The 43rd Annual Pacific Southwest Emmy Awards was held at the Sheraton San Diego Hotel and Marina. This is where David Brooks won four awards and Alejandro Tamayo won two awards.
“It’s a peculiar feeling to win,” Brooks said, “just before we won our first Emmy of the night I was telling myself that ‘I would be satisfied with a single statuette.’”
He said that the gold and black-based statues weigh about two pounds and measure almost 14″ in height.
“I won awards for my photography,” Tamayo said, “I worked with Sharon Heilbrunn and David Brooks on a sports story on Malcom Floyd, [the] retired Chargers’ player.”
The 10 minute video, called “That’s So Malcom,” is about the (12-year NFL veteran) wide-receiver’s experience playing with the former San Diego team. His teammates Philip Rivers and Antonio Gates made a cameo appearance and spoke about Malcom too.
“The three of us have worked together on several video stories,” Brooks said, “so it was nice to win as a team.”
The video was showcased on the San Diego Union Tribune website. Tamayo still works at the newspaper as a photojournalist. Brooks also worked there for about 12 years as a photojournalist, but has recently transferred to the San Diego Community College District to work as a multimedia specialist. The two visited the campus last year as guest speakers for a couple of classes.
“As a student at City (between 1992-1999), I was able to see different cultural events and those experiences opened my horizon,” Tamayo said.
Brooks also attended City in 1992 when he was 18 years old, but never met Tamayo (not until they worked together at the UT). “I enjoyed my time at City College,” he said. “I flourished in the photography department and being downtown really fed my curiosity and desire to explore the city around me looking for interesting things to photograph.”
Tamayo also won a Journalistic Enterprise award with Brooks and eight others from the newspaper, for producing several stories last year.

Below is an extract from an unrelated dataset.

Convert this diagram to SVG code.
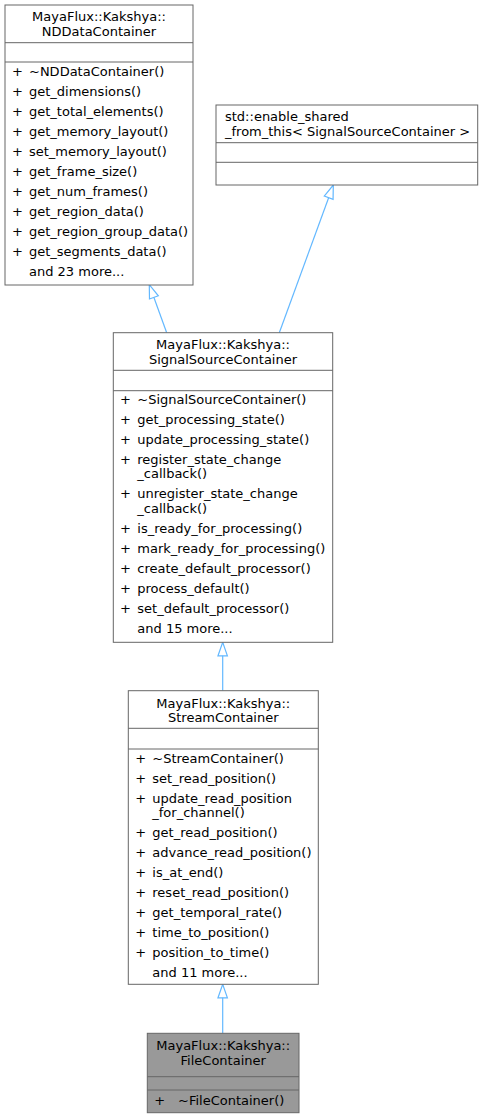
<svg xmlns="http://www.w3.org/2000/svg" width="483" height="1119" viewBox="0 0 483 1119">
<defs>
<style>
text{font-family:"DejaVu Sans","Liberation Sans",sans-serif;font-size:13px;fill:#000}
.t{text-anchor:middle}
.box{fill:#fff;stroke:#666;stroke-width:1}
.hl{fill:#999;stroke:#666;stroke-width:1}
.sep{stroke:#666;stroke-width:1}
.edge{fill:none;stroke:#63b8ff;stroke-width:1.2}
</style>
<marker id="inh" viewBox="0 0 14 10" refX="14" refY="5" markerWidth="14" markerHeight="10" markerUnits="userSpaceOnUse" orient="auto" overflow="visible">
<path d="M0.5,0.3 L14,5 L0.5,9.7 Z" fill="#fff" stroke="#63b8ff" stroke-width="1.2"/>
</marker>
</defs>
<rect width="483" height="1119" fill="#fff"/>
<g id="connectors">
<path class="edge" d="M166.7,332.7 L149.3,284.7" marker-end="url(#inh)"/>
<path class="edge" d="M279.3,332.7 L333.3,185" marker-end="url(#inh)"/>
<path class="edge" d="M222.7,690.7 L222.7,642.3" marker-end="url(#inh)"/>
<path class="edge" d="M222.7,1033.3 L222.7,984.3" marker-end="url(#inh)"/>
</g>
<g id="NDDataContainer">
<rect class="box" x="5" y="5" width="188" height="280"/>
<line class="sep" x1="5" y1="42.7" x2="193" y2="42.7"/>
<line class="sep" x1="5" y1="62" x2="193" y2="62"/>
<text class="t" x="99" y="21">MayaFlux::Kakshya::</text>
<text class="t" x="99" y="36">NDDataContainer</text>
<text x="12" y="76">+</text><text x="29" y="76">~NDDataContainer()</text>
<text x="12" y="96">+</text><text x="29" y="96">get_dimensions()</text>
<text x="12" y="116">+</text><text x="29" y="116">get_total_elements()</text>
<text x="12" y="136">+</text><text x="29" y="136">get_memory_layout()</text>
<text x="12" y="156">+</text><text x="29" y="156">set_memory_layout()</text>
<text x="12" y="176">+</text><text x="29" y="176">get_frame_size()</text>
<text x="12" y="196">+</text><text x="29" y="196">get_num_frames()</text>
<text x="12" y="216">+</text><text x="29" y="216">get_region_data()</text>
<text x="12" y="236">+</text><text x="29" y="236">get_region_group_data()</text>
<text x="12" y="256">+</text><text x="29" y="256">get_segments_data()</text>
<text x="29" y="276">and 23 more...</text>
</g>
<g id="enable_shared_from_this">
<rect class="box" x="216" y="105" width="261.7" height="80"/>
<line class="sep" x1="216" y1="142.7" x2="477.7" y2="142.7"/>
<line class="sep" x1="216" y1="162.3" x2="477.7" y2="162.3"/>
<text x="225" y="121">std::enable_shared</text>
<text x="225" y="136">_from_this&lt; SignalSourceContainer &gt;</text>
</g>
<g id="SignalSourceContainer">
<rect class="box" x="113.3" y="332.7" width="219.4" height="309.6"/>
<line class="sep" x1="113.3" y1="370.3" x2="332.7" y2="370.3"/>
<line class="sep" x1="113.3" y1="390.7" x2="332.7" y2="390.7"/>
<text class="t" x="223" y="348.5">MayaFlux::Kakshya::</text>
<text class="t" x="223" y="363.5">SignalSourceContainer</text>
<text x="120" y="403.5">+</text><text x="137.3" y="403.5">~SignalSourceContainer()</text>
<text x="120" y="423.5">+</text><text x="137.3" y="423.5">get_processing_state()</text>
<text x="120" y="443.5">+</text><text x="137.3" y="443.5">update_processing_state()</text>
<text x="120" y="463.5">+</text><text x="137.3" y="463.5">register_state_change</text>
<text x="137.3" y="478">_callback()</text>
<text x="120" y="498">+</text><text x="137.3" y="498">unregister_state_change</text>
<text x="137.3" y="512.5">_callback()</text>
<text x="120" y="532.5">+</text><text x="137.3" y="532.5">is_ready_for_processing()</text>
<text x="120" y="552.5">+</text><text x="137.3" y="552.5">mark_ready_for_processing()</text>
<text x="120" y="572.5">+</text><text x="137.3" y="572.5">create_default_processor()</text>
<text x="120" y="592.5">+</text><text x="137.3" y="592.5">process_default()</text>
<text x="120" y="612.5">+</text><text x="137.3" y="612.5">set_default_processor()</text>
<text x="137.3" y="632.5">and 15 more...</text>
</g>
<g id="StreamContainer">
<rect class="box" x="128.3" y="690.7" width="190" height="293.6"/>
<line class="sep" x1="128.3" y1="728.3" x2="318.3" y2="728.3"/>
<line class="sep" x1="128.3" y1="749" x2="318.3" y2="749"/>
<text class="t" x="223.3" y="708">MayaFlux::Kakshya::</text>
<text class="t" x="223.3" y="722">StreamContainer</text>
<text x="135.3" y="762.5">+</text><text x="152.3" y="762.5">~StreamContainer()</text>
<text x="135.3" y="782.5">+</text><text x="152.3" y="782.5">set_read_position()</text>
<text x="135.3" y="802.5">+</text><text x="152.3" y="802.5">update_read_position</text>
<text x="152.3" y="817">_for_channel()</text>
<text x="135.3" y="837">+</text><text x="152.3" y="837">get_read_position()</text>
<text x="135.3" y="857">+</text><text x="152.3" y="857">advance_read_position()</text>
<text x="135.3" y="877">+</text><text x="152.3" y="877">is_at_end()</text>
<text x="135.3" y="897">+</text><text x="152.3" y="897">reset_read_position()</text>
<text x="135.3" y="917">+</text><text x="152.3" y="917">get_temporal_rate()</text>
<text x="135.3" y="937">+</text><text x="152.3" y="937">time_to_position()</text>
<text x="135.3" y="957">+</text><text x="152.3" y="957">position_to_time()</text>
<text x="152.3" y="977">and 11 more...</text>
</g>
<g id="FileContainer">
<rect class="hl" x="147.3" y="1033.3" width="151.7" height="79.4"/>
<line class="sep" x1="147.3" y1="1076.7" x2="299" y2="1076.7"/>
<line class="sep" x1="147.3" y1="1090" x2="299" y2="1090"/>
<text class="t" x="223.2" y="1049.5">MayaFlux::Kakshya::</text>
<text class="t" x="223.2" y="1064.5">FileContainer</text>
<text x="154.3" y="1104.5">+</text><text x="178" y="1104.5">~FileContainer()</text>
</g>
</svg>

“I [also] won an Emmy for video editing on a series of stories on Pearl Harbor survivors called ‘Keeping Pearl Harbor Memories Alive,’” Brooks said, “several people were involved with this series.”
Brooks’s fourth Emmy was for a video story on a local group of circus performers called “Circus Collective,” which he produced, shot and edited. “It was just one of those opportunities where you meet the right people and they allow you into their lives, access is the key to a good story,” he said.
The two were accompanied by their wives, Zoe Brooks and Raquel Meneses; both who (along with their families) they attained much of their gratitude toward. They were also thankful to many of their fellow-staff and supervisors at the newspaper.
Many of the journalism and photography students on campus were inspired by the two and wonder how they can achieve such success.
“If you want to work in journalism you need to start with small school papers, create a portfolio, build a website, and YouTube and Vimeo accounts,” Tamayo suggested. “You will need a place to archive your work.”
Brooks said “Learn how to shoot and edit video; the more you know, the more valuable you are to a company.”